The Style Advisor tip: Light blue button-down shirt
One man, thousand shades of style. Sometimes he dressed for vanity, sometimes he had to make an authentic choice, but it was not a mere style choice. Take his hiking boots worn with his elegant suits. Due to an accident he had in the French Riviera, L’Avvocato had to wear uncomfortable braces and orthopedic socks for the whole of his life.
Think of the flat dark or light brown hiking boots which allowed him to reduce discomfort while walking. Even the watch over his shirt cuff, probably his most recognizable style quirk, wasn’t just an eccentric aesthetic choice: the aim was to preserve the quality of his cuff fabric and to save time when checking the time.
He was a sportswear enthusiast, probably because of the people he met in the United States when he was young. He usually spent his weekends in destinations such as Cape Code along with the upper class living there. Those preppy clothes, chinos and polo shirts, persuaded him to develop his own view of the sporty elegant style.

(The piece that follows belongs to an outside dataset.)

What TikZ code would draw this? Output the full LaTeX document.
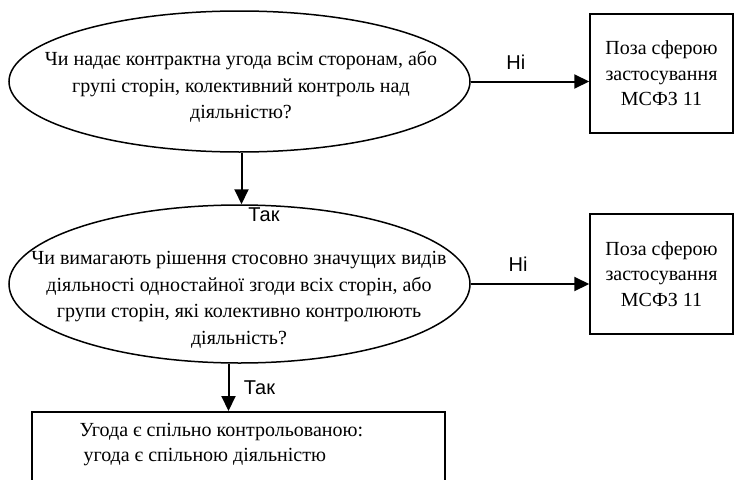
\documentclass[tikz,border=0pt]{standalone}
\usepackage{fontspec}
\setmainfont{Liberation Serif}
\newfontfamily\arialfont{Liberation Sans}
\usetikzlibrary{arrows.meta,positioning,shapes.geometric}

\begin{document}
\begin{tikzpicture}[x=1pt, y=-1pt,
  question/.style={ellipse, draw, line width=1.5pt, inner sep=0pt},
  outbox/.style={rectangle, draw, line width=1.5pt, minimum width=143pt, minimum height=119pt, align=center, font=\fontsize{20}{25.5}\selectfont},
  qtext/.style={align=center, font=\fontsize{20}{26.5}\selectfont},
  arrow/.style={-{Triangle[length=15pt, width=14pt]}, line width=2pt},
  answer/.style={font=\arialfont\fontsize{20}{22}\selectfont}
]
  \useasboundingbox (0,0) rectangle (735,479);
  \clip (0,0) rectangle (735,479);

  % first question
  \node[question, minimum width=461pt, minimum height=141pt] (q1) at (239.5,81.5) {};
  \node[qtext] (q1txt) at (241,87) {Чи надає контрактна угода всім сторонам, або\\групі сторін, колективний контроль над\\діяльністю?};
  \node[outbox] (out1) at (661.5,73.5) {Поза сферою\\застосування\\МСФЗ 11};

  % second question
  \node[question, minimum width=461pt, minimum height=158pt] (q2) at (239.5,284) {};
  \node[qtext] (q2txt) at (239,300) {Чи вимагають рішення стосовно значущих видів\\діяльності одностайної згоди всіх сторін, або\\групи сторін, які колективно контролюють\\діяльність?};
  \node[outbox, minimum height=120pt] (out2) at (661.5,274) {Поза сферою\\застосування\\МСФЗ 11};

  % result, cut off by the page
  \node[rectangle, draw, line width=1.5pt, minimum width=413pt, minimum height=120pt, anchor=north] (res) at (238.5,411) {};
  \node[align=left, anchor=west, font=\fontsize{20}{25}\selectfont] (restxt) at (76,445) {Угода є спільно контрольованою:\\\hspace{4pt}угода є спільною діяльністю};

  \draw[arrow] (q1.east) -- (q1.east -| out1.west) node[answer, pos=0.38, above=8pt] (no1) {Ні};
  \draw[arrow] (q2.east) -- (q2.east -| out2.west) node[answer, pos=0.4, above=8pt] (no2) {Ні};
  \draw[arrow] ([xshift=2pt]q1.south) -- ([xshift=2pt]q2.north);
  \node[answer] (yes1) at (264,215) {Так};
  \draw[arrow] ([xshift=-11pt]q2.south) -- ([xshift=-10pt]res.north) node[answer, midway, right=11pt] (yes2) {Так};
\end{tikzpicture}
\end{document}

Jeans are typical of the sportier Agnelli. He wore them on board, on the pitch and at the stadium. In the Seventies he started alternating the cuts and the materials: he initially wore slim-fit jeans, popular in the Seventies, then he opted for looser-fit jeans, usually Levi’s 501. He usually paired them with piqué-cotton long-sleeved polo shirts or denim shirts.
The Style Advisor tip: Denim light blue shirt
There’s not much to say, L’Avvocato broke all the rules. The watch over his shirt cuff, the tie outside of his pullover, the sporty boots worn with his formal suit, the wide necktie, popular with the Duke of Windsor: these are all the style details that made Gianni Agnelli a worldwide style icon.